同席したキャプテンのアントワンヌ・デュポンには、プレッシャーとどのように対峙するのかという質問が続いた。
「僕たち全員で一つのミッションに取り組んできた。この大会で大きなことを成し遂げる責任を全員が負っている。僕はキャプテンだから先頭に立ってはいるが、全員が、この大会でこれまでのフランス代表チームが成し遂げられなかった快挙を成し遂げたいという激しい意欲を抱いている」
感じている重圧については、「確かにプレッシャーはある。でもそれは、僕たちが期待されているからであり、この4年間結果を出してきて、人々に希望を与えてきたから」と話した。

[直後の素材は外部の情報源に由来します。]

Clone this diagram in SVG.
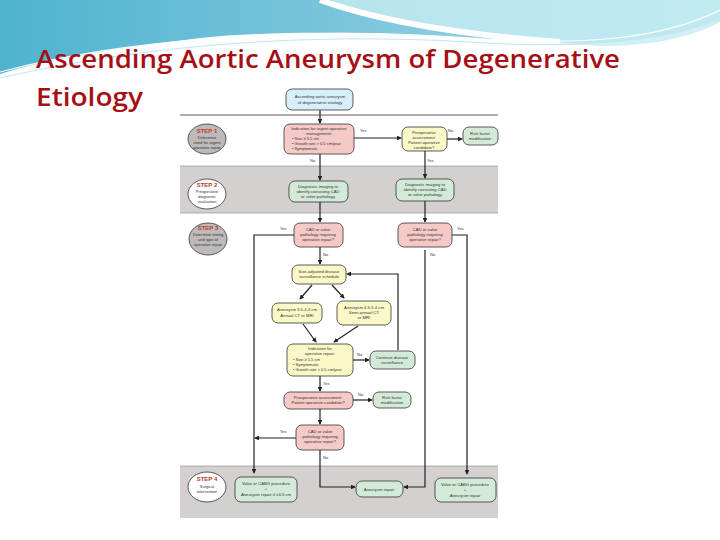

「このプレッシャーは、僕たちのモチベーション、自分たちに課している高いスタンダード、また僕たちの野心に比べれば小さなもので、決して僕たちを押しつぶすようなネガティブなプレッシャーじゃない。僕たちは、このグループらしく自然体であり続け、これまで通り真剣で厳しくあり続ける。このプレッシャーからポジティブなエネルギーを汲み取り、ファンや、これまで築いてきた自信を力にして、自分たちを信じて全力を出し切る」と、いつものように淡々と、しかし力強く答えた。
開幕戦の対戦相手であるNZについては、「見る人を最も魅了し、世代を超えて憧れられてきたチーム。W杯ができて以来、傑出した選手を擁し、最もインパクトを与えてきたチーム」と敬意を評した。

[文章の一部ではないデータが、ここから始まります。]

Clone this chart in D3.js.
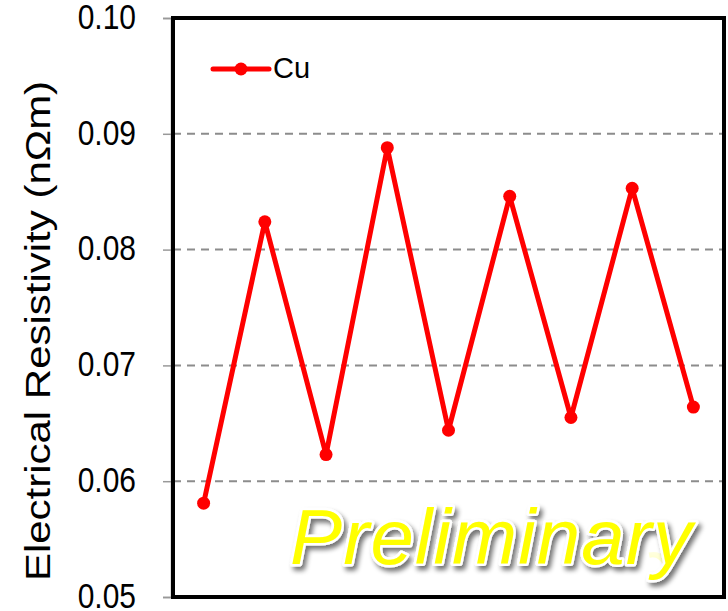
<!DOCTYPE html>
<html>
<head>
<meta charset="utf-8">
<script src="https://cdnjs.cloudflare.com/ajax/libs/d3/7.8.5/d3.min.js"></script>
<style>
  html, body { margin: 0; padding: 0; background: #fff; }
  svg { display: block; font-family: Arial, "Liberation Sans", sans-serif; }
</style>
</head>
<body>
<div id="chart"></div>
<script>
// Data
const categories = ["1", "2", "3", "4", "5", "6", "7", "8", "9"];
const cuValues = [0.0581, 0.0824, 0.0623, 0.0888, 0.0644, 0.0846, 0.0655, 0.0853, 0.0664];
const yTicks = [0.05, 0.06, 0.07, 0.08, 0.09, 0.10];
const gridTicks = [0.06, 0.07, 0.08, 0.09];
const seriesName = "Cu";
const yTitle = "Electrical Resistivity (nΩm)";
const watermark = "Preliminary";

const W = 728, H = 611;
const plot = { left: 173, top: 18, right: 724, bottom: 597 };

const svg = d3.select("#chart").append("svg")
  .attr("width", W)
  .attr("height", H);

const defs = svg.append("defs");

// soft shadow for the watermark
const shadow = defs.append("filter").attr("id", "wm-shadow")
  .attr("x", "-10%").attr("y", "-20%").attr("width", "130%").attr("height", "160%");
shadow.append("feGaussianBlur").attr("in", "SourceAlpha").attr("stdDeviation", 2.5).attr("result", "blur");
shadow.append("feOffset").attr("in", "blur").attr("dx", 3).attr("dy", 4).attr("result", "off");
shadow.append("feComponentTransfer").attr("in", "off").attr("result", "soft")
  .append("feFuncA").attr("type", "linear").attr("slope", 0.55);
const merge = shadow.append("feMerge");
merge.append("feMergeNode").attr("in", "soft");
merge.append("feMergeNode").attr("in", "SourceGraphic");

// fading reflection
const fade = defs.append("linearGradient").attr("id", "wm-fade")
  .attr("x1", 0).attr("y1", 0).attr("x2", 0).attr("y2", 1);
fade.append("stop").attr("offset", "0%").attr("stop-color", "#fff").attr("stop-opacity", 0.45);
fade.append("stop").attr("offset", "45%").attr("stop-color", "#fff").attr("stop-opacity", 0);
defs.append("mask").attr("id", "wm-mask")
  .append("rect")
  .attr("x", plot.left).attr("y", 565)
  .attr("width", plot.right - plot.left).attr("height", 60)
  .attr("fill", "url(#wm-fade)");

// Scales
const x = d3.scalePoint()
  .domain(categories)
  .range([plot.left, plot.right])
  .padding(0.5);

const y = d3.scaleLinear()
  .domain([0.05, 0.10])
  .range([plot.bottom, plot.top]);

// Grid lines
svg.append("g")
  .selectAll("line")
  .data(gridTicks)
  .join("line")
  .attr("x1", plot.left)
  .attr("x2", plot.right)
  .attr("y1", d => y(d))
  .attr("y2", d => y(d))
  .attr("stroke", "#8c8c8c")
  .attr("stroke-width", 2)
  .attr("stroke-dasharray", "8,6");

// Watermark + reflection
const wmX = 290, wmY = 564;
svg.append("text")
  .attr("transform", `translate(0,${2 * wmY + 4}) scale(1,-1)`)
  .attr("x", wmX)
  .attr("y", wmY)
  .attr("mask", "url(#wm-mask)")
  .style("font-size", "78px")
  .style("font-style", "italic")
  .style("fill", "#ffff00")
  .style("opacity", 0.6)
  .attr("textLength", 402)
  .text(watermark);

svg.append("text")
  .attr("x", wmX)
  .attr("y", wmY)
  .attr("filter", "url(#wm-shadow)")
  .style("font-size", "78px")
  .style("font-style", "italic")
  .style("fill", "#ffff00")
  .style("stroke", "#ffffff")
  .style("stroke-width", 5)
  .style("paint-order", "stroke")
  .style("stroke-linejoin", "round")
  .attr("textLength", 402)
  .text(watermark);

// Y axis
const yAxis = svg.append("g")
  .attr("transform", `translate(${plot.left - 2},0)`)
  .call(d3.axisLeft(y).tickValues(yTicks).tickFormat(d3.format(".2f")).tickSize(8).tickPadding(27));
yAxis.select(".domain").attr("stroke", "#888").attr("stroke-width", 1.5);
yAxis.selectAll(".tick line").attr("stroke", "#999").attr("stroke-width", 1.5);
yAxis.selectAll(".tick text")
  .attr("transform", "scale(1,1.15)")
  .attr("dy", "0.3em")
  .style("font-size", "30px")
  .style("font-family", "Arial, 'Liberation Sans', sans-serif")
  .attr("fill", "#000");

// Frame
svg.append("rect")
  .attr("x", plot.left)
  .attr("y", plot.top)
  .attr("width", plot.right - plot.left)
  .attr("height", plot.bottom - plot.top)
  .attr("fill", "none")
  .attr("stroke", "#000")
  .attr("stroke-width", 4);

// Y title (stretched along its length like the reference)
svg.append("text")
  .attr("transform", `translate(50,331) rotate(-90) scale(1.2,1)`)
  .attr("text-anchor", "middle")
  .style("font-size", "35px")
  .text(yTitle);

// Series line
const series = categories.map((c, i) => ({ cat: c, value: cuValues[i] }));
svg.append("path")
  .datum(series)
  .attr("fill", "none")
  .attr("stroke", "#ff0000")
  .attr("stroke-width", 5)
  .attr("stroke-linejoin", "round")
  .attr("d", d3.line().x(d => x(d.cat)).y(d => y(d.value)));

svg.append("g")
  .selectAll("circle")
  .data(series)
  .join("circle")
  .attr("cx", d => x(d.cat))
  .attr("cy", d => y(d.value))
  .attr("r", 6.5)
  .attr("fill", "#ff0000");

// Legend
const legend = svg.append("g").attr("transform", "translate(213,69)");
legend.append("line")
  .attr("x1", 0).attr("x2", 56)
  .attr("stroke", "#ff0000").attr("stroke-width", 5).attr("stroke-linecap", "round");
legend.append("circle").attr("cx", 28).attr("r", 6.5).attr("fill", "#ff0000");
legend.append("text")
  .attr("x", 60)
  .attr("y", 9)
  .style("font-size", "29px")
  .text(seriesName);
</script>
</body>
</html>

「ラグビーに熱中する多くの人と同じように、僕も子どもの頃からこのチームとこのチームの選手に憧れてきた。W杯という大会の開幕戦で、しかもフランスで、このチームと対戦できるなんて、素晴らしいイベントになる条件が揃っている。ポジティブな結果が出せるかどうかは僕たち次第」
さらにガルチエHCも、「この大会をスタートするにあたって素晴らしい対戦相手。NZ以上の対戦相手があるだろうか? NZはW杯が始まって以来、プール戦で負けたことがない。しかも3度優勝している。このチームと対戦できることをとても幸せに感じている」と言った。
そして、「この試合は祝祭であり、喜びであり、大いなる幸せだ。ブラックスとのこの試合は、ラグビーのあらゆる分野でのチャレンジになる。見えない力が湧いてくる。私たちが、同じ方向に向かっているチームであり、お互いにとても強く愛し合っているということを金曜日にお見せすることになるだろう」と締め括った。
SOロマン・ンタマックとCTBジョナタン・ダンティーという2人のディフェンスの要(かなめ)の選手を欠いたフランス、前回のオーストラリア戦からどこまで修正されたのかが気になるところだ。
ラグビーワールドカップ2023、いよいよ開幕。